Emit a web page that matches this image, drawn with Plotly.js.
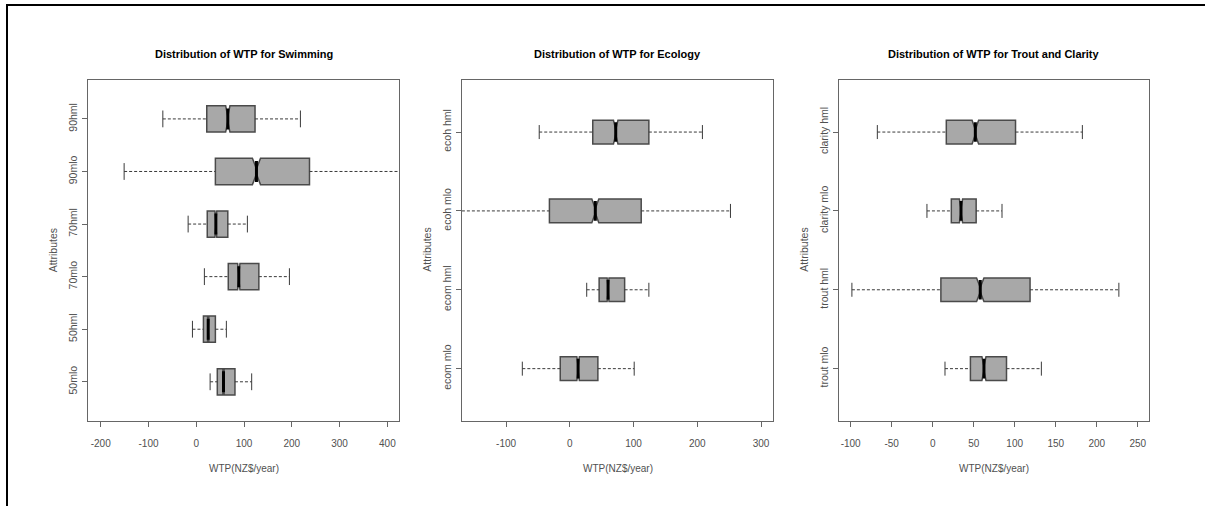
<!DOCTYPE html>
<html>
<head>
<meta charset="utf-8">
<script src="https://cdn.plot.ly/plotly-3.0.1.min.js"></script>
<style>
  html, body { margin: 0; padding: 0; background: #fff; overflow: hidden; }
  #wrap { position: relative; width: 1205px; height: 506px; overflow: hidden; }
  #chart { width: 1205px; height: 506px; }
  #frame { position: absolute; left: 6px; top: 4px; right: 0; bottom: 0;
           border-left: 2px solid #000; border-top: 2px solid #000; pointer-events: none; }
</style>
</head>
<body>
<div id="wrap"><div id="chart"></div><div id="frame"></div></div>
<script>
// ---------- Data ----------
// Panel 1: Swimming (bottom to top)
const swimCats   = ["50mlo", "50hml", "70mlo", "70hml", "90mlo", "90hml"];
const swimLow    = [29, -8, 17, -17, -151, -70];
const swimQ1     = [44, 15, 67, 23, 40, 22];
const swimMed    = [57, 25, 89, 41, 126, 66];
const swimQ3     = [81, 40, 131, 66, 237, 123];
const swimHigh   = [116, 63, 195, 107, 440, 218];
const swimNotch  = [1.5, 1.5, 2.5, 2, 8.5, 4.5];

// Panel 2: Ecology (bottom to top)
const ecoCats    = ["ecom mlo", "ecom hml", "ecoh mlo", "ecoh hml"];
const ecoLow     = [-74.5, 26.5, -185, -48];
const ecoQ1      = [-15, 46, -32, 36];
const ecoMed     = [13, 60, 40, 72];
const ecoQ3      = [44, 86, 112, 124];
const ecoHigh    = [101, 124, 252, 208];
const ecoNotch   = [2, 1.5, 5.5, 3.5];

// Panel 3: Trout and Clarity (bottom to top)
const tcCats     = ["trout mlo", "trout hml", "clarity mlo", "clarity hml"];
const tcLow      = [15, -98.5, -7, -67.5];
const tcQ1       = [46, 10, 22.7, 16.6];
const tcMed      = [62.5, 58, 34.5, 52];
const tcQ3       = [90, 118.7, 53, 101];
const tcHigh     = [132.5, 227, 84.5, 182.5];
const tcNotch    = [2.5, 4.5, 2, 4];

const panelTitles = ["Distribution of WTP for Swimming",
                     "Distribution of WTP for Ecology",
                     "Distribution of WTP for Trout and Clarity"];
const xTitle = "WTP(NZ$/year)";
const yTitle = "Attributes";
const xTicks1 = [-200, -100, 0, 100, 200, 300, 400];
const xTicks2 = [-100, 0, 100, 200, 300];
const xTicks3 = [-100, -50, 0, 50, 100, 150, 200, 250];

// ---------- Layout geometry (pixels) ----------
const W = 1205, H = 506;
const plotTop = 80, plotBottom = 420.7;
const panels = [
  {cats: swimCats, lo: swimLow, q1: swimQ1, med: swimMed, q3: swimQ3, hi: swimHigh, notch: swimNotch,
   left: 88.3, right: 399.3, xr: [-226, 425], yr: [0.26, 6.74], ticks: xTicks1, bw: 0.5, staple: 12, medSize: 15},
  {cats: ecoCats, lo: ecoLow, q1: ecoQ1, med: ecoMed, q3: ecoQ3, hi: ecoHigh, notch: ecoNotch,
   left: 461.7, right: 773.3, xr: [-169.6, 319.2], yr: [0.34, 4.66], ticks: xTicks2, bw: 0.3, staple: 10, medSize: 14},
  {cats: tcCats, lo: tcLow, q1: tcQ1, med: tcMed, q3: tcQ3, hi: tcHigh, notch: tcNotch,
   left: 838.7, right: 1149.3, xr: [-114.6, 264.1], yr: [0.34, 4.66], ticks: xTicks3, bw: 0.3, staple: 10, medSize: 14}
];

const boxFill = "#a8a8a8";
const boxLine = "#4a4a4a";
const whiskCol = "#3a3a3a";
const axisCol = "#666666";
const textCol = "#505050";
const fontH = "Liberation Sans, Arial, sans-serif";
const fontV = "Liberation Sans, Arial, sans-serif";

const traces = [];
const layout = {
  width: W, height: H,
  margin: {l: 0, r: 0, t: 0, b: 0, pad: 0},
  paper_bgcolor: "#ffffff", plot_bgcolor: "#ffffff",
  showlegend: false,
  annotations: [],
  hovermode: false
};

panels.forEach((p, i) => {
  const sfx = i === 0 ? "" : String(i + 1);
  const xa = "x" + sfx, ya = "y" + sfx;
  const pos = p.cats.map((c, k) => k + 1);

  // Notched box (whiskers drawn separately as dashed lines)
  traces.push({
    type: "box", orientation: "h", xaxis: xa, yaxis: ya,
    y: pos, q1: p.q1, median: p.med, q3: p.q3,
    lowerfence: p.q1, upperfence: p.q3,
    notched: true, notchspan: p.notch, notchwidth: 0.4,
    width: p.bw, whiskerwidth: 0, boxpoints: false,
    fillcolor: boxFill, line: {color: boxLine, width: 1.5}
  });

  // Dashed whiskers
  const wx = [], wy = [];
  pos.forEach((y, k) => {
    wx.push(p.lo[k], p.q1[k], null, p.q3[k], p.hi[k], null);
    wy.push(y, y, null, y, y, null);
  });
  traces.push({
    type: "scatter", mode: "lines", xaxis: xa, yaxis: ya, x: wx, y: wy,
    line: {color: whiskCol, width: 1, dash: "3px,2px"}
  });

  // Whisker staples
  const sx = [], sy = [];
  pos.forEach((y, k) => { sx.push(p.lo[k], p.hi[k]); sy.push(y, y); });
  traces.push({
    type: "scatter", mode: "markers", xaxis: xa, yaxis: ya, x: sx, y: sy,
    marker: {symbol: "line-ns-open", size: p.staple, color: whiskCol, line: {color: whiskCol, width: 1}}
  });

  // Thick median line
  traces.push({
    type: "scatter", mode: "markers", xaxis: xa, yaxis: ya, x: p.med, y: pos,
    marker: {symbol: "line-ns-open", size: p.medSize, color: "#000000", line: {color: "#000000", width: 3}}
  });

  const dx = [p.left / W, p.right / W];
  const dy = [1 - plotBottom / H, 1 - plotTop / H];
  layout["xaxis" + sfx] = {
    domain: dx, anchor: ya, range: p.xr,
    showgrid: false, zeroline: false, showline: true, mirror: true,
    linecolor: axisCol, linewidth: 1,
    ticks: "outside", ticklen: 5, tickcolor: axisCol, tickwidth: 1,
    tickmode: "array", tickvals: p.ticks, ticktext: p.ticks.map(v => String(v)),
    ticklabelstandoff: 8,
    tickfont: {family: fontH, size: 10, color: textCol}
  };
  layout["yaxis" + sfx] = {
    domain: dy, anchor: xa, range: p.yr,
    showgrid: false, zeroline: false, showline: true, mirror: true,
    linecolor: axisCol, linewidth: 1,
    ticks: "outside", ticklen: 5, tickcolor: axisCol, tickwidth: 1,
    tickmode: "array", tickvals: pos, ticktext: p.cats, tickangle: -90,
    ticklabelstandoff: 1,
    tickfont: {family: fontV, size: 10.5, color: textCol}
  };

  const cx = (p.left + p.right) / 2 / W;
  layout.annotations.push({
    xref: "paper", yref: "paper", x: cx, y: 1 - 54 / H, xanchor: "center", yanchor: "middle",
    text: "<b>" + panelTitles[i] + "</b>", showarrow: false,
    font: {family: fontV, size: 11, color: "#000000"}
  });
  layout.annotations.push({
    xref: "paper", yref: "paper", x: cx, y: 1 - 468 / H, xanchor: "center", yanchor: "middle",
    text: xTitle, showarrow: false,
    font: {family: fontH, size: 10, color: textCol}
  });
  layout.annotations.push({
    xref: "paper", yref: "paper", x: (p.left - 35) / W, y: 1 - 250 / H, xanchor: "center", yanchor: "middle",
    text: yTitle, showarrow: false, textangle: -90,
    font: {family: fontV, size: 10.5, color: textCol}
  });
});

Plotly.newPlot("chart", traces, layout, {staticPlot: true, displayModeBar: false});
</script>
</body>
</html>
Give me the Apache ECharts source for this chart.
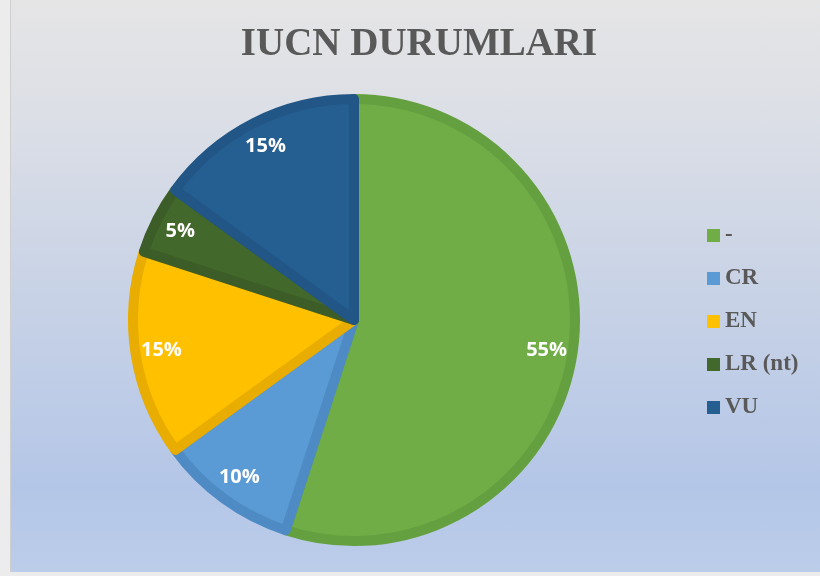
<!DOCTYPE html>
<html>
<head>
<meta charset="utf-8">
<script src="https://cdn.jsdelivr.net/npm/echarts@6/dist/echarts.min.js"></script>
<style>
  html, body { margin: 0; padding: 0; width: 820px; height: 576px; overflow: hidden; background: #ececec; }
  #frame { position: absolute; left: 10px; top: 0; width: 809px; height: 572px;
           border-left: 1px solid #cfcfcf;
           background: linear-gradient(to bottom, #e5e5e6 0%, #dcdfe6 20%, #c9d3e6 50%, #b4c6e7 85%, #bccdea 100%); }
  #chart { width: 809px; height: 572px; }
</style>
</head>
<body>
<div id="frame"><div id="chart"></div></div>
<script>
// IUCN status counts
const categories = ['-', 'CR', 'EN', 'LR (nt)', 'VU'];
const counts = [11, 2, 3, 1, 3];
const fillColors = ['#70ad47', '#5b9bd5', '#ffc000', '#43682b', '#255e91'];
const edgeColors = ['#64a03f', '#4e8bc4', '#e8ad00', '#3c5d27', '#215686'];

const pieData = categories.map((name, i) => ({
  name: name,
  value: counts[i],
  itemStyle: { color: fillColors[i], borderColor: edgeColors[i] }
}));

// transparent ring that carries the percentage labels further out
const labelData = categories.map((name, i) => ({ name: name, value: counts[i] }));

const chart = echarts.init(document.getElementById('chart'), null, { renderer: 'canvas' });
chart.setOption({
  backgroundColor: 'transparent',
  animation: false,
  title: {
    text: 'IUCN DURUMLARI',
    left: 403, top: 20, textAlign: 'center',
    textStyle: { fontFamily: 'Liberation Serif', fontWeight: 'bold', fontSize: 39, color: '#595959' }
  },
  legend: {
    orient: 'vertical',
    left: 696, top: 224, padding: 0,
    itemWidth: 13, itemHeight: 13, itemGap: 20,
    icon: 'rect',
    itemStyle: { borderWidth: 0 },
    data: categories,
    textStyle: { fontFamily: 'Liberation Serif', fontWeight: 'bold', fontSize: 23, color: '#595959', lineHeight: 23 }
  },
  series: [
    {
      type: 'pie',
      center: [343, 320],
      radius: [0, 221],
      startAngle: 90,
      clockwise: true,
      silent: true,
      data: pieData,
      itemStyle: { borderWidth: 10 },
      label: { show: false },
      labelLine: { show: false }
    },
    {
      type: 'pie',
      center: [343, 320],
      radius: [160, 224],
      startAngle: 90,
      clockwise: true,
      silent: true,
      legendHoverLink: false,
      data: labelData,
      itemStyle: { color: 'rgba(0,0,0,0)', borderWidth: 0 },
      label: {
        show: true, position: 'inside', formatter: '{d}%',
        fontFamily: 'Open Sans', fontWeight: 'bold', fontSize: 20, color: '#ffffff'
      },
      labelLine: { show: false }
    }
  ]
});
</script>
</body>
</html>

========================================

◆ Exercise goal
Start at the top of the entries and repeat each line exactly, ending at the line that contains "const xTicks3 = [-100, -50, 0, 50, 100, 150, 200, 250];". Pictures are not part of the copy.

◆ The output
Emit a web page that matches this image, drawn with Plotly.js.
<!DOCTYPE html>
<html>
<head>
<meta charset="utf-8">
<script src="https://cdn.plot.ly/plotly-3.0.1.min.js"></script>
<style>
  html, body { margin: 0; padding: 0; background: #fff; overflow: hidden; }
  #wrap { position: relative; width: 1205px; height: 506px; overflow: hidden; }
  #chart { width: 1205px; height: 506px; }
  #frame { position: absolute; left: 6px; top: 4px; right: 0; bottom: 0;
           border-left: 2px solid #000; border-top: 2px solid #000; pointer-events: none; }
</style>
</head>
<body>
<div id="wrap"><div id="chart"></div><div id="frame"></div></div>
<script>
// ---------- Data ----------
// Panel 1: Swimming (bottom to top)
const swimCats   = ["50mlo", "50hml", "70mlo", "70hml", "90mlo", "90hml"];
const swimLow    = [29, -8, 17, -17, -151, -70];
const swimQ1     = [44, 15, 67, 23, 40, 22];
const swimMed    = [57, 25, 89, 41, 126, 66];
const swimQ3     = [81, 40, 131, 66, 237, 123];
const swimHigh   = [116, 63, 195, 107, 440, 218];
const swimNotch  = [1.5, 1.5, 2.5, 2, 8.5, 4.5];

// Panel 2: Ecology (bottom to top)
const ecoCats    = ["ecom mlo", "ecom hml", "ecoh mlo", "ecoh hml"];
const ecoLow     = [-74.5, 26.5, -185, -48];
const ecoQ1      = [-15, 46, -32, 36];
const ecoMed     = [13, 60, 40, 72];
const ecoQ3      = [44, 86, 112, 124];
const ecoHigh    = [101, 124, 252, 208];
const ecoNotch   = [2, 1.5, 5.5, 3.5];

// Panel 3: Trout and Clarity (bottom to top)
const tcCats     = ["trout mlo", "trout hml", "clarity mlo", "clarity hml"];
const tcLow      = [15, -98.5, -7, -67.5];
const tcQ1       = [46, 10, 22.7, 16.6];
const tcMed      = [62.5, 58, 34.5, 52];
const tcQ3       = [90, 118.7, 53, 101];
const tcHigh     = [132.5, 227, 84.5, 182.5];
const tcNotch    = [2.5, 4.5, 2, 4];

const panelTitles = ["Distribution of WTP for Swimming",
                     "Distribution of WTP for Ecology",
                     "Distribution of WTP for Trout and Clarity"];
const xTitle = "WTP(NZ$/year)";
const yTitle = "Attributes";
const xTicks1 = [-200, -100, 0, 100, 200, 300, 400];
const xTicks2 = [-100, 0, 100, 200, 300];
const xTicks3 = [-100, -50, 0, 50, 100, 150, 200, 250];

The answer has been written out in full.